Good Luck on your hunt...I have a wish list a mile long...lol..so I'll spare you that.


----------



## ta2dguy (Dec 29, 2009)

thanks pcduck, i will definitely be buying some strains over time from nirvana, all i hear is good stuff about them.

thanks to you too lf for your help  i am going to add blueberry jam and ak47 to my list  which now consists of  

blueberry jam
ak 47
c99 
apollo 11
sour cream
...... still need one more, something purple would be nice.

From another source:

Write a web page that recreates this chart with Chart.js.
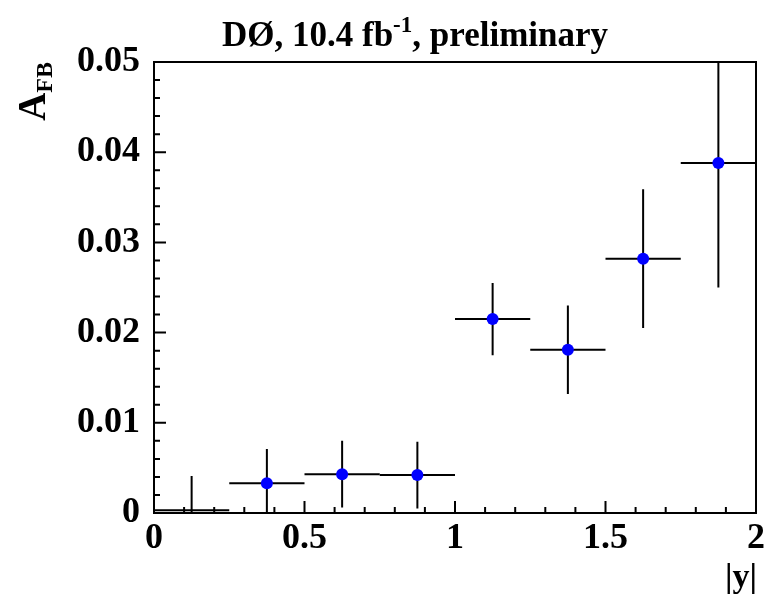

i will be ordering theses seeds over the next 2 weeks and will start a grow journal to document how it goes.  thanks again for the help. happy growing.


----------



## ta2dguy (Dec 29, 2009)

ok  i got it,  purple kush for the last one.  now i have what i think is going to be a great starting selection of seeds.

blueberry jam
ak 47
c99 
apollo 11
sour cream
purple kush

this should be fun and tasty, thanks for the help.


----------



## legalize_freedom (Dec 29, 2009)

I didn't think you could get the PK in seed form?  I thought it was clone only?  Where did you find seeds?  Cause I want some!


----------



## ta2dguy (Dec 29, 2009)

i have a friend that is growing a "supposed" purple kush crop and has clones from that. he also is growing chronic which  i have already grown and has some ak47 seeds that he is willing to part with so part of the search is over but i will ask more about his pk and where he got it.


----------



## Locked (Dec 29, 2009)

If you really want to try something different try looking over on seedbay...they hve some sick crosses...I am growing out some Rez SD x Chemdog DD and some Sensi Star x Chemdog D...both strains are looking dank right now..i am a lil more then halfway through flowering right now...They hve some Pre '98 Bubba X Tang Tang that I am eyeballing right now...


----------



## ta2dguy (Dec 29, 2009)

thanks hamster, i will keep that info handy. i have peeked at your gj on those strains and i wouldnt mind a few of those stinkin up the place.

on the pk in seed form i dont know where to get them but the strain my friend is growing is called  early purple kush and was grown from seeds from bc bud depot.  that is close enough for me, i would like some true pk to grow but ther are a thousand strains i have seen that get my mouth watering  .  early pk  it is  .  happy growing.


----------